● **Data section**
# # # # # # #
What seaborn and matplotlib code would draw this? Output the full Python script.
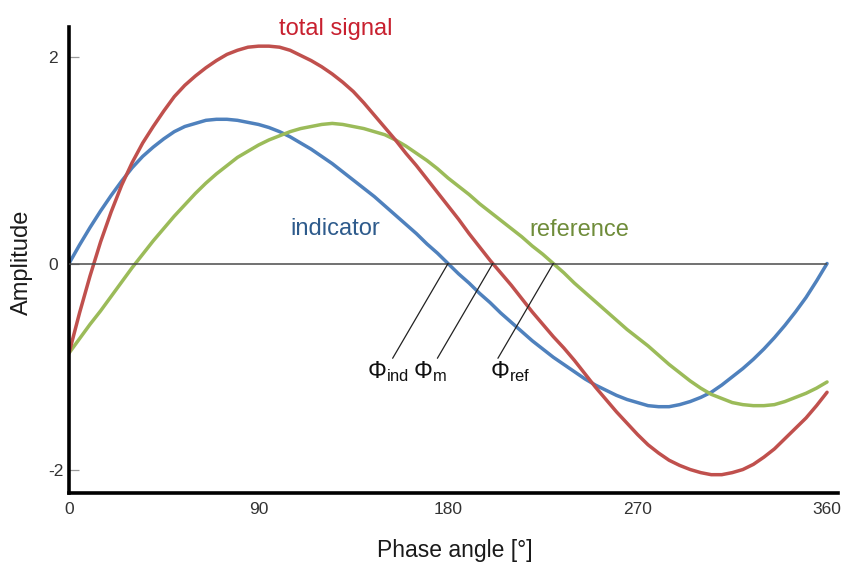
import numpy as np
import pandas as pd
import matplotlib
matplotlib.use("Agg")
import matplotlib.pyplot as plt
import seaborn as sns

# ---- data (every 5 degrees) ----
phase = list(range(0, 361, 5))
indicator = [0.00, 0.18, 0.35, 0.51, 0.66, 0.80, 0.93, 1.04, 1.13, 1.21,
             1.28, 1.33, 1.36, 1.39, 1.40, 1.40, 1.39, 1.37, 1.35, 1.32,
             1.28, 1.23, 1.17, 1.11, 1.04, 0.97, 0.89, 0.81, 0.73, 0.65,
             0.56, 0.47, 0.38, 0.29, 0.19, 0.10, 0.00, -0.10, -0.19, -0.29,
             -0.38, -0.48, -0.57, -0.66, -0.75, -0.83, -0.91, -0.98, -1.05, -1.12,
             -1.18, -1.23, -1.28, -1.32, -1.35, -1.38, -1.39, -1.39, -1.37, -1.34,
             -1.30, -1.25, -1.18, -1.10, -1.02, -0.93, -0.83, -0.72, -0.60, -0.47,
             -0.33, -0.17, 0.00]
total_signal = [-0.87, -0.48, -0.12, 0.21, 0.50, 0.76, 0.98, 1.17, 1.33, 1.48,
                1.62, 1.73, 1.82, 1.90, 1.97, 2.03, 2.07, 2.10, 2.11, 2.11,
                2.10, 2.07, 2.02, 1.97, 1.91, 1.84, 1.76, 1.67, 1.56, 1.44,
                1.32, 1.20, 1.07, 0.95, 0.82, 0.69, 0.56, 0.43, 0.29, 0.16,
                0.03, -0.09, -0.21, -0.34, -0.47, -0.59, -0.71, -0.82, -0.94, -1.07,
                -1.20, -1.32, -1.44, -1.55, -1.66, -1.76, -1.84, -1.91, -1.96, -2.00,
                -2.03, -2.05, -2.05, -2.03, -2.00, -1.95, -1.88, -1.80, -1.70, -1.60,
                -1.50, -1.38, -1.25]
reference = [-0.87, -0.73, -0.59, -0.46, -0.32, -0.18, -0.04, 0.09, 0.22, 0.34,
             0.46, 0.57, 0.68, 0.78, 0.87, 0.95, 1.03, 1.09, 1.15, 1.20,
             1.24, 1.28, 1.31, 1.33, 1.35, 1.36, 1.35, 1.33, 1.31, 1.28,
             1.25, 1.20, 1.14, 1.07, 1.00, 0.92, 0.83, 0.75, 0.67, 0.58,
             0.50, 0.42, 0.34, 0.26, 0.17, 0.09, 0.00, -0.09, -0.19, -0.28,
             -0.37, -0.46, -0.55, -0.64, -0.72, -0.80, -0.89, -0.98, -1.06, -1.14,
             -1.21, -1.27, -1.31, -1.35, -1.37, -1.38, -1.38, -1.37, -1.34, -1.30,
             -1.26, -1.21, -1.15]

series_names = ["indicator", "reference", "total signal"]
x_ticks = [0, 90, 180, 270, 360]
y_ticks = [-2, 0, 2]
phi_labels = [r"$\mathrm{\Phi}_{\mathrm{ind}}$", r"$\mathrm{\Phi}_{\mathrm{m}}$",
              r"$\mathrm{\Phi}_{\mathrm{ref}}$"]

# ---- styling ----
line_colors = {"indicator": "#4f81bd", "reference": "#9bbb59", "total signal": "#c0504d"}
text_colors = {"indicator": "#2e5b8c", "reference": "#6f8c3a", "total signal": "#c8202f"}

n = len(phase)
long = pd.DataFrame({
    "phase": phase * 3,
    "amplitude": indicator + reference + total_signal,
    "series": ["indicator"] * n + ["reference"] * n + ["total signal"] * n,
})

sns.set_theme(style="white")
plt.rcParams["font.family"] = ["Liberation Sans", "DejaVu Sans"]
plt.rcParams["mathtext.fontset"] = "custom"
plt.rcParams["mathtext.rm"] = "Liberation Sans"
plt.rcParams["mathtext.it"] = "Liberation Sans:italic"

fig = plt.figure(figsize=(8.42, 5.63), dpi=100)
ax = fig.add_axes([69 / 842, 1 - 492.5 / 563, 769 / 842, 465.5 / 563])

sns.lineplot(data=long, x="phase", y="amplitude", hue="series", hue_order=series_names,
             palette=line_colors, linewidth=2.5, legend=False, sort=False, ax=ax,
             solid_joinstyle="round", solid_capstyle="round")

ax.set_xlim(0, 365.2)
ax.set_ylim(-2.223, 2.296)

# zero reference line
ax.hlines(0, phase[0], phase[-1], color="#4a4a4a", linewidth=1.1, zorder=4)

# spines
for s in ["top", "right"]:
    ax.spines[s].set_visible(False)
for s in ["left", "bottom"]:
    ax.spines[s].set_color("black")
    ax.spines[s].set_linewidth(2.6)

ax.set_xticks(x_ticks)
ax.set_xticklabels([str(v) for v in x_ticks])
ax.set_yticks(y_ticks)
ax.set_yticklabels([str(v) for v in y_ticks])
ax.tick_params(axis="x", bottom=False, length=0, pad=7, labelsize=12.5, labelcolor="#333333")
ax.tick_params(axis="y", left=True, direction="in", length=7.5, width=0.9, color="#9a9a9a",
               pad=15, labelsize=12.5, labelcolor="#333333")
for lbl in ax.get_yticklabels():
    lbl.set_horizontalalignment("left")

ax.set_xlabel("Phase angle [°]", fontsize=16.5, color="#1a1a1a")
ax.xaxis.set_label_coords(0.502, -0.100)
ax.set_ylabel("Amplitude", fontsize=17, color="#1a1a1a")
ax.yaxis.set_label_coords(-0.047, 0.495)

# series names
ax.text(126.8, 2.218, "total signal", color=text_colors["total signal"], fontsize=17,
        ha="center", va="baseline", clip_on=False)
ax.text(126.3, 0.277, "indicator", color=text_colors["indicator"], fontsize=17,
        ha="center", va="baseline")
ax.text(242.2, 0.267, "reference", color=text_colors["reference"], fontsize=17,
        ha="center", va="baseline")

# phase markers: descending zero crossings
def falling_zero(xs, ys):
    xs = np.asarray(xs, float)
    ys = np.asarray(ys, float)
    for i in range(1, len(ys)):
        if ys[i - 1] > 0 >= ys[i]:
            return xs[i - 1] + (xs[i] - xs[i - 1]) * ys[i - 1] / (ys[i - 1] - ys[i])
    return None

crossings = [falling_zero(phase, indicator), falling_zero(phase, total_signal),
             falling_zero(phase, reference)]
label_left = [141.3, 163.3, 199.9]
for xc, lab, xl in zip(crossings, phi_labels, label_left):
    ax.plot([xc, xc - 26.3], [0, -0.92], color="#222222", linewidth=0.9, zorder=4)
    ax.text(xl, -1.11, lab, fontsize=17, color="#111111", ha="left", va="baseline")

fig.savefig("out.png", dpi=100)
# # # # # # #
State how many lines include the string "matplotlib". Give no other information.

● **Full answer**
4